▶ [Information supplied]
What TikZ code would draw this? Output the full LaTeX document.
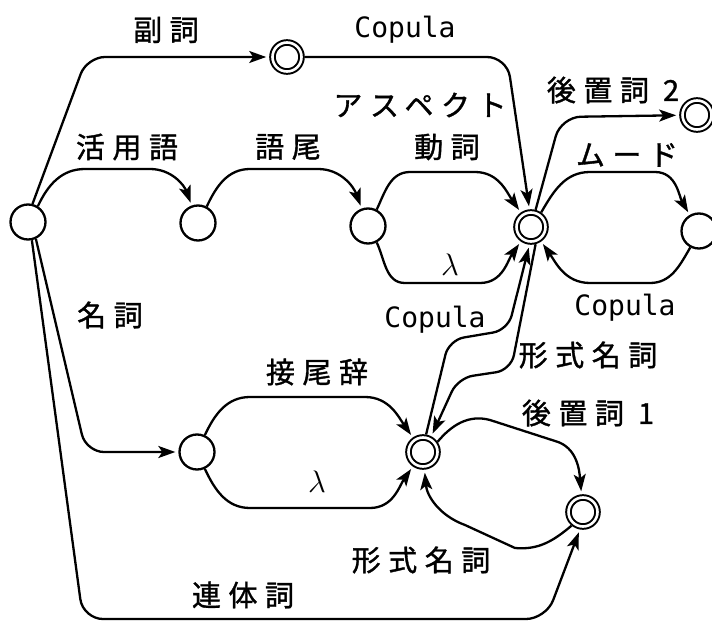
\documentclass[tikz,border=0pt]{standalone}
\usepackage{fontspec}
\newfontfamily\jpfont[LetterSpace=26,FakeBold=1.2]{Noto Sans CJK JP}
\newfontfamily\monofont{DejaVu Sans Mono}
\usetikzlibrary{arrows.meta}
\begin{document}
\begin{tikzpicture}[x=1pt,y=1pt,
  st/.style={circle,draw,line width=2.3pt,minimum size=35pt,inner sep=0pt},
  acc/.style={circle,draw,line width=2pt,double,double distance=2.6pt,minimum size=29pt,inner sep=0pt,outer sep=3.3pt},
  edge/.style={line width=2.3pt,-{Stealth[length=17pt,width=12pt,inset=4pt]},shorten >=3pt},
  lab/.style={font=\jpfont\fontsize{29}{29}\selectfont,inner sep=0pt},
  cop/.style={font=\monofont\fontsize{28}{28}\selectfont,inner sep=0pt},
  lam/.style={font=\fontsize{24.88}{25}\selectfont,inner sep=0pt,scale=1.25,transform shape}
]
\useasboundingbox (0,0) rectangle (712,625);
% states
\node[st]  (S0)  at (28,403) {};
\node[acc] (Adv) at (287,568) {};
\node[st]  (N1)  at (198,402) {};
\node[st]  (N2)  at (368,399) {};
\node[acc] (V)   at (531,398) {};
\node[st]  (M)   at (699,394) {};
\node[acc] (P2)  at (697,510) {};
\node[st]  (N3)  at (197,173) {};
\node[acc] (F)   at (423,173) {};
\node[acc] (P1)  at (583,113) {};
% edges
\draw[edge,rounded corners=18pt] (S0.76) -- (87,568) -- (Adv);
\draw[edge,rounded corners=20pt] (Adv) -- (507,568) -- (V.95);
\draw[edge] (S0.58) to[out=65,in=180] (85,456) -- (150,456) to[out=0,in=110] (N1.110);
\draw[edge] (N1.62) to[out=65,in=180] (250,456) -- (318,456) to[out=0,in=110] (N2.110);
\draw[edge] (N2.62) to[out=65,in=180] (410,453) -- (475,453) to[out=0,in=125] (V.125);
\draw[edge] (N2.-62) to[out=-65,in=180] (405,342) -- (480,342) to[out=0,in=-125] (V.-125);
\draw[edge] (V.55) to[out=60,in=180] (590,453) -- (655,453) to[out=0,in=120] (M.120);
\draw[edge] (M.-118) to[out=-120,in=0] (650,342) -- (590,342) to[out=180,in=-55] (V.-55);
\draw[edge,rounded corners=20pt] (V.75) -- (561,508) -- (P2);
\draw[edge,rounded corners=15pt] (F.80) -- (449,285) -- (508,295) -- (V.-95);
\draw[edge,rounded corners=15pt] (V.-75) -- (511,255) -- (458,247) -- (F.62);
\draw[edge] (F.35) to[out=50,in=165] (490,205) -- (555,184) to[out=-15,in=95] (P1.95);
\draw[edge] (P1.-130) to[out=-140,in=-5] (515,77) -- (465,100) to[out=160,in=-85] (F.-85);
\draw[edge] (N3.65) to[out=65,in=180] (250,228) -- (365,228) to[out=0,in=125] (F.125);
\draw[edge] (N3.-65) to[out=-65,in=180] (250,117) -- (370,117) to[out=0,in=-125] (F.-125);
\draw[edge,rounded corners=18pt] (S0.-65) -- (86,173) -- (N3);
\draw[edge,rounded corners=20pt] (S0.-78) -- (83,6) -- (546,6) -- (P1.-100);
% labels
\node[lab] (l1) at (166,595) {副詞};
\node[cop] (l2) at (405,595) {Copula};
\node[lab] (l3) at (420,520) {アスペクト};
\node[lab] (l4) at (447,478) {動詞};
\node[lab] (l5) at (127,478) {活用語};
\node[lab] (l6) at (288,478) {語尾};
\node[lab] (l7) at (627,470) {ムード};
\node[lab] (l8) at (613,535) {後置詞 2};
\node[lam] (l9) at (450,360) {$\lambda$};
\node[cop] (l10) at (625,317) {Copula};
\node[cop] (l11) at (435,305) {Copula};
\node[lab] (l12) at (588,270) {形式名詞};
\node[lab] (l13) at (110,310) {名詞};
\node[lab] (l14) at (317,253) {接尾辞};
\node[lab] (l15) at (588,212) {後置詞 1};
\node[lam] (l16) at (317,143) {$\lambda$};
\node[lab] (l17) at (421,65) {形式名詞};
\node[lab] (l18) at (243,30) {連体詞};
\end{tikzpicture}
\end{document}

▶ [Given problem] Go through the listing above and quote it exactly, apart from its images.

▶ [Finished task]
What TikZ code would draw this? Output the full LaTeX document.
\documentclass[tikz,border=0pt]{standalone}
\usepackage{fontspec}
\newfontfamily\jpfont[LetterSpace=26,FakeBold=1.2]{Noto Sans CJK JP}
\newfontfamily\monofont{DejaVu Sans Mono}
\usetikzlibrary{arrows.meta}
\begin{document}
\begin{tikzpicture}[x=1pt,y=1pt,
  st/.style={circle,draw,line width=2.3pt,minimum size=35pt,inner sep=0pt},
  acc/.style={circle,draw,line width=2pt,double,double distance=2.6pt,minimum size=29pt,inner sep=0pt,outer sep=3.3pt},
  edge/.style={line width=2.3pt,-{Stealth[length=17pt,width=12pt,inset=4pt]},shorten >=3pt},
  lab/.style={font=\jpfont\fontsize{29}{29}\selectfont,inner sep=0pt},
  cop/.style={font=\monofont\fontsize{28}{28}\selectfont,inner sep=0pt},
  lam/.style={font=\fontsize{24.88}{25}\selectfont,inner sep=0pt,scale=1.25,transform shape}
]
\useasboundingbox (0,0) rectangle (712,625);
% states
\node[st]  (S0)  at (28,403) {};
\node[acc] (Adv) at (287,568) {};
\node[st]  (N1)  at (198,402) {};
\node[st]  (N2)  at (368,399) {};
\node[acc] (V)   at (531,398) {};
\node[st]  (M)   at (699,394) {};
\node[acc] (P2)  at (697,510) {};
\node[st]  (N3)  at (197,173) {};
\node[acc] (F)   at (423,173) {};
\node[acc] (P1)  at (583,113) {};
% edges
\draw[edge,rounded corners=18pt] (S0.76) -- (87,568) -- (Adv);
\draw[edge,rounded corners=20pt] (Adv) -- (507,568) -- (V.95);
\draw[edge] (S0.58) to[out=65,in=180] (85,456) -- (150,456) to[out=0,in=110] (N1.110);
\draw[edge] (N1.62) to[out=65,in=180] (250,456) -- (318,456) to[out=0,in=110] (N2.110);
\draw[edge] (N2.62) to[out=65,in=180] (410,453) -- (475,453) to[out=0,in=125] (V.125);
\draw[edge] (N2.-62) to[out=-65,in=180] (405,342) -- (480,342) to[out=0,in=-125] (V.-125);
\draw[edge] (V.55) to[out=60,in=180] (590,453) -- (655,453) to[out=0,in=120] (M.120);
\draw[edge] (M.-118) to[out=-120,in=0] (650,342) -- (590,342) to[out=180,in=-55] (V.-55);
\draw[edge,rounded corners=20pt] (V.75) -- (561,508) -- (P2);
\draw[edge,rounded corners=15pt] (F.80) -- (449,285) -- (508,295) -- (V.-95);
\draw[edge,rounded corners=15pt] (V.-75) -- (511,255) -- (458,247) -- (F.62);
\draw[edge] (F.35) to[out=50,in=165] (490,205) -- (555,184) to[out=-15,in=95] (P1.95);
\draw[edge] (P1.-130) to[out=-140,in=-5] (515,77) -- (465,100) to[out=160,in=-85] (F.-85);
\draw[edge] (N3.65) to[out=65,in=180] (250,228) -- (365,228) to[out=0,in=125] (F.125);
\draw[edge] (N3.-65) to[out=-65,in=180] (250,117) -- (370,117) to[out=0,in=-125] (F.-125);
\draw[edge,rounded corners=18pt] (S0.-65) -- (86,173) -- (N3);
\draw[edge,rounded corners=20pt] (S0.-78) -- (83,6) -- (546,6) -- (P1.-100);
% labels
\node[lab] (l1) at (166,595) {副詞};
\node[cop] (l2) at (405,595) {Copula};
\node[lab] (l3) at (420,520) {アスペクト};
\node[lab] (l4) at (447,478) {動詞};
\node[lab] (l5) at (127,478) {活用語};
\node[lab] (l6) at (288,478) {語尾};
\node[lab] (l7) at (627,470) {ムード};
\node[lab] (l8) at (613,535) {後置詞 2};
\node[lam] (l9) at (450,360) {$\lambda$};
\node[cop] (l10) at (625,317) {Copula};
\node[cop] (l11) at (435,305) {Copula};
\node[lab] (l12) at (588,270) {形式名詞};
\node[lab] (l13) at (110,310) {名詞};
\node[lab] (l14) at (317,253) {接尾辞};
\node[lab] (l15) at (588,212) {後置詞 1};
\node[lam] (l16) at (317,143) {$\lambda$};
\node[lab] (l17) at (421,65) {形式名詞};
\node[lab] (l18) at (243,30) {連体詞};
\end{tikzpicture}
\end{document}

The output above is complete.